_THE DATA_.
"""
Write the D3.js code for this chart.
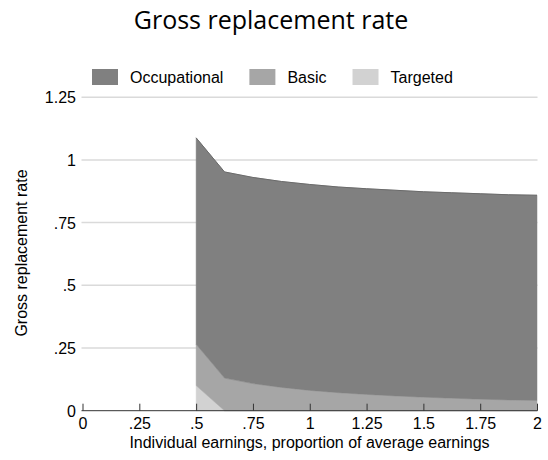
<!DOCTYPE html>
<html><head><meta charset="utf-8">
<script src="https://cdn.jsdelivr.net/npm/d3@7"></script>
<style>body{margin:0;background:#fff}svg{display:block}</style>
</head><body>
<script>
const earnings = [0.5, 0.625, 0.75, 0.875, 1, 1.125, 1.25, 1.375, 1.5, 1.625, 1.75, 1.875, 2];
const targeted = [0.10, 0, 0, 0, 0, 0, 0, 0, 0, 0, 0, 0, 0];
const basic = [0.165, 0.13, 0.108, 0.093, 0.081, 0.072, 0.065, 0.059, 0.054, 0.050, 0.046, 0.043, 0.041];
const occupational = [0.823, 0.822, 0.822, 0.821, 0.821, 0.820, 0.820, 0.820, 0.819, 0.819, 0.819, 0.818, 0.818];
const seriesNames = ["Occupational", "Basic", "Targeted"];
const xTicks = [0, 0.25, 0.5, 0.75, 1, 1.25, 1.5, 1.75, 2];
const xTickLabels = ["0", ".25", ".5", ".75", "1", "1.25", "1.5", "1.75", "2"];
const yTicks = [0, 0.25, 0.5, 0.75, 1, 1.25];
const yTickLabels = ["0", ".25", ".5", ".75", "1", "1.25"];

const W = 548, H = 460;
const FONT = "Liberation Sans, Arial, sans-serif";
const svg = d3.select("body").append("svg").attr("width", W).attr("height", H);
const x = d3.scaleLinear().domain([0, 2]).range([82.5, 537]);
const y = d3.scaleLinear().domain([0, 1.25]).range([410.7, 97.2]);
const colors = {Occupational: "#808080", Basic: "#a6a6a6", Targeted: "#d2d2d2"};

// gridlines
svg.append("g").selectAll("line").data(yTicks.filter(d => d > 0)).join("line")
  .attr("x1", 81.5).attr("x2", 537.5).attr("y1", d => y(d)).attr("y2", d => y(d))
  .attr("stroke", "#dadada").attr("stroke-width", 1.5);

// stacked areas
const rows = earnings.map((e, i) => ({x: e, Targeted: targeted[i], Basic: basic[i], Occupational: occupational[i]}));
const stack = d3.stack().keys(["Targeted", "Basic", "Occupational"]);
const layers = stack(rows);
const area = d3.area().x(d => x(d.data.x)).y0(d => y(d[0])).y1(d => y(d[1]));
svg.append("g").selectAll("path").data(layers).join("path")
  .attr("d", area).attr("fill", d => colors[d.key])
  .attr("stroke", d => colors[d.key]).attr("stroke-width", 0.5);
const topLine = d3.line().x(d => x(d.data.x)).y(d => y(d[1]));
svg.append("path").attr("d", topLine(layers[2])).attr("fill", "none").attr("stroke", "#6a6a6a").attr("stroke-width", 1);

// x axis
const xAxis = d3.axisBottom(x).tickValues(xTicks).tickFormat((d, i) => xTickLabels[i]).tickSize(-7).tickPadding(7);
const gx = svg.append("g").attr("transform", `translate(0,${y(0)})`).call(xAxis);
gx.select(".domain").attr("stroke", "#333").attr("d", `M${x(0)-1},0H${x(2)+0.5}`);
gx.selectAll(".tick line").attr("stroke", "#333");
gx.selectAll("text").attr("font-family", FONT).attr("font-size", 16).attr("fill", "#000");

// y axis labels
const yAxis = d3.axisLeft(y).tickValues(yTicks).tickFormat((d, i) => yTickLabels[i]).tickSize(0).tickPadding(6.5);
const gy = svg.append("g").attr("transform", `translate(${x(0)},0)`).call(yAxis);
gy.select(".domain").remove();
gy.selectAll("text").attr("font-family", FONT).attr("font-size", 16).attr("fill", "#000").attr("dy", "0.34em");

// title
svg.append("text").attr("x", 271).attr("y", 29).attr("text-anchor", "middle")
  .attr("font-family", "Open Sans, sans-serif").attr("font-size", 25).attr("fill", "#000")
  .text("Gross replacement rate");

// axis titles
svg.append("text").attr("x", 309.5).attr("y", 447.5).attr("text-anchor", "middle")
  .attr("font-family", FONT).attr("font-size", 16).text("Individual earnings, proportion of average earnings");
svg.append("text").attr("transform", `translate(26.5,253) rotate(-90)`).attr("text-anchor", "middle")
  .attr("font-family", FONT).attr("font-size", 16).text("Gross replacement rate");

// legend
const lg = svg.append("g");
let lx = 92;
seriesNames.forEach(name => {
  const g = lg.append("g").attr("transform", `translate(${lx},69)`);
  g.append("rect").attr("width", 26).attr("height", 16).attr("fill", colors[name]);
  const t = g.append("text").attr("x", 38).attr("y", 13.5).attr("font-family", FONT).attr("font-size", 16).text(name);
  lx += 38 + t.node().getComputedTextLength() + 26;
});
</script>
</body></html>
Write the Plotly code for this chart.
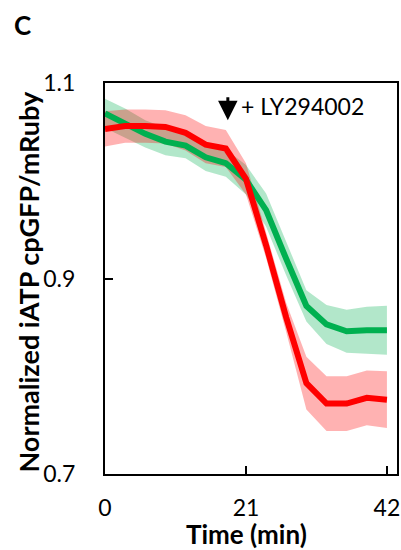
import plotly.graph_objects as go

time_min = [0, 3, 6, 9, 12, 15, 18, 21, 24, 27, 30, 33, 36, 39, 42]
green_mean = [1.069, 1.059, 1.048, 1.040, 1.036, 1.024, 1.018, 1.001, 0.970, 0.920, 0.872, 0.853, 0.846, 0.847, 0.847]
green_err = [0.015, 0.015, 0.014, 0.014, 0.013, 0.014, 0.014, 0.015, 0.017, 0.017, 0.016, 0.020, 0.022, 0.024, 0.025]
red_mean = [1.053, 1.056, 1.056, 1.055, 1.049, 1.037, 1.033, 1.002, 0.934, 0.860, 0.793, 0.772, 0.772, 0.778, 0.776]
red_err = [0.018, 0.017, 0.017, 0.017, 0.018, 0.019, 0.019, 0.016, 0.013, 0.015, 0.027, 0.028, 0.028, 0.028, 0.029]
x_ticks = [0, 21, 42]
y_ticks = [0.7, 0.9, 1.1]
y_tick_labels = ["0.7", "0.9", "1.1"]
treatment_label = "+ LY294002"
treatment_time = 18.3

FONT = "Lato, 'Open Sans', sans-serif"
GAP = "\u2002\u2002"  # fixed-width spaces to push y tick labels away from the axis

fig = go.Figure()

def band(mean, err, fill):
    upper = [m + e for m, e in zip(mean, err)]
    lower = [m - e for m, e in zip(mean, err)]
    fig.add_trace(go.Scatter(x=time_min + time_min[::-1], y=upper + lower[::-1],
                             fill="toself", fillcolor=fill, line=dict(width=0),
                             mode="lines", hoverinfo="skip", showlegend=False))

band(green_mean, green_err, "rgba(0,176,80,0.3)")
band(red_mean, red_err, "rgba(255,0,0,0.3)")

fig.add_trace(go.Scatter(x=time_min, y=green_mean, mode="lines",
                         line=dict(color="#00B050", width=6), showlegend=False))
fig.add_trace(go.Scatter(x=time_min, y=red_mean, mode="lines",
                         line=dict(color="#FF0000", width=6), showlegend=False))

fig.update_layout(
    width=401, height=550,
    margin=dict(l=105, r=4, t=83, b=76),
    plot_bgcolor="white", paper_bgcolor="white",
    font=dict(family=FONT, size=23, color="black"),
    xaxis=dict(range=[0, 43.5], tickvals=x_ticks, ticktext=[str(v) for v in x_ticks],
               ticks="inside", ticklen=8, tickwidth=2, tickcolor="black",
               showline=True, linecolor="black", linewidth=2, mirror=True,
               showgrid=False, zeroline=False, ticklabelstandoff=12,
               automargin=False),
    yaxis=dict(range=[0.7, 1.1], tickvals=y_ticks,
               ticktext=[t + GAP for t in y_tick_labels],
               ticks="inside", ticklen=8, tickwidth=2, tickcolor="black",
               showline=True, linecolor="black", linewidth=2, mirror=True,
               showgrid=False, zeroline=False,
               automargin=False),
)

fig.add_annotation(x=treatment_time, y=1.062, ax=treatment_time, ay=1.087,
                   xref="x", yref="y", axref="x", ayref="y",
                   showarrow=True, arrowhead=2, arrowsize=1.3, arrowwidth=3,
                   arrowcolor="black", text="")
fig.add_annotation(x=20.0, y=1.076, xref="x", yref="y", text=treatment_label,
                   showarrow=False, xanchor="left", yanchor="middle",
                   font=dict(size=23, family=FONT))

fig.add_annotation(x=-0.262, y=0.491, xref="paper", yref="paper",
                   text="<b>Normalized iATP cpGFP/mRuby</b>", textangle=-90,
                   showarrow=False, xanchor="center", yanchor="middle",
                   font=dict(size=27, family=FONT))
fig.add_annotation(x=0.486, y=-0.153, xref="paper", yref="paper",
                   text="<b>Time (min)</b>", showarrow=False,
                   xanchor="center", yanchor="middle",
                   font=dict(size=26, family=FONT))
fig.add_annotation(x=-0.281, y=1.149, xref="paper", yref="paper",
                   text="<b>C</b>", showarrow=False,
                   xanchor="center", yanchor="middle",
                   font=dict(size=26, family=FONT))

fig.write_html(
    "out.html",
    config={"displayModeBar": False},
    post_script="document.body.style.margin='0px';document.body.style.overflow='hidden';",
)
"""
_WHAT IS NEEDED_.
In the entries above, find the line that contains "Write the Plotly code for this chart." and the line that contains "import plotly.graph_objects as go". Reproduce exactly those two lines and every line between them, but not the pictures.

_RESULT_.
Write the Plotly code for this chart.
import plotly.graph_objects as go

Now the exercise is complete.